Ao distanciar e desindividualizar o outro, o processo de centralismo democrático acaba por desinibir a censura moral, e aceitável a censura política...
"concordar com o que eu concordo que concordemos"
António,
Mas não achas que o mui tolerante "concordamos em discordar" não se aplica quando utilizamos termos como "genocida" e "homicida"? Eu não concordo em discordar com Nazis, nem com pedófilos. Ora, os termos muitas vezes usados para descrever quem defende o Sim, não se distinguem assim tanto de extremos que repudiamos (pegando em armas para os combater, se necessário...). Ou se mudam os adjectivos para algo mais brando (será que a tal "vida humana" como valor absoluto permite outros), ou se é consistente na prática.
Um abraço,
João Galamba
[ Tinha deixado aqui uma resposta grande ao Galamba que parece que não apareceu ] :P
João,
Para mim, o "concordar em discordar" é um pressuposto da discussão, o que me obriga a reconhecer ao outro o direito a uma opinião, a uma jurisdição e privacidade moral. [obviamente, mesmo que o debate seja duro]
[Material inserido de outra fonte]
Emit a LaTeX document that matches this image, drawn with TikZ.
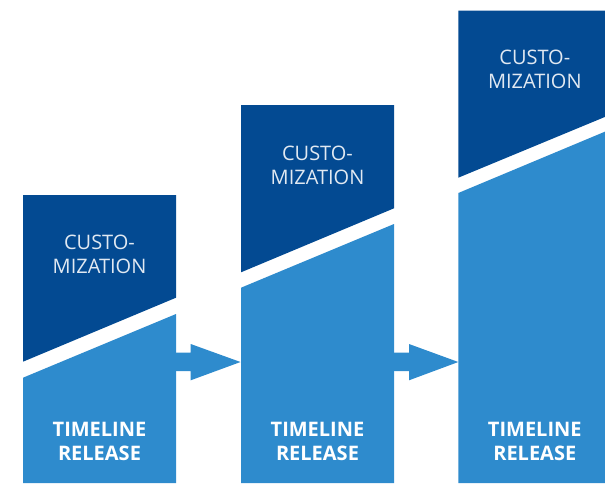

Quando não há reciprocidade, ou quando a resposta é do género "és Hitler", e o assunto é político, não pode haver dúvidas que o adversário procura constituir-se um invasor da minha propriedade moral...
António: obrigas-me a abrir uma excepção à regra a que me impûs, apenas para esclarecer, sobretudo a outros leitores, que não apaguei qualquer comentário teu. De resto, não apaguei qualquer comentário até ao momento.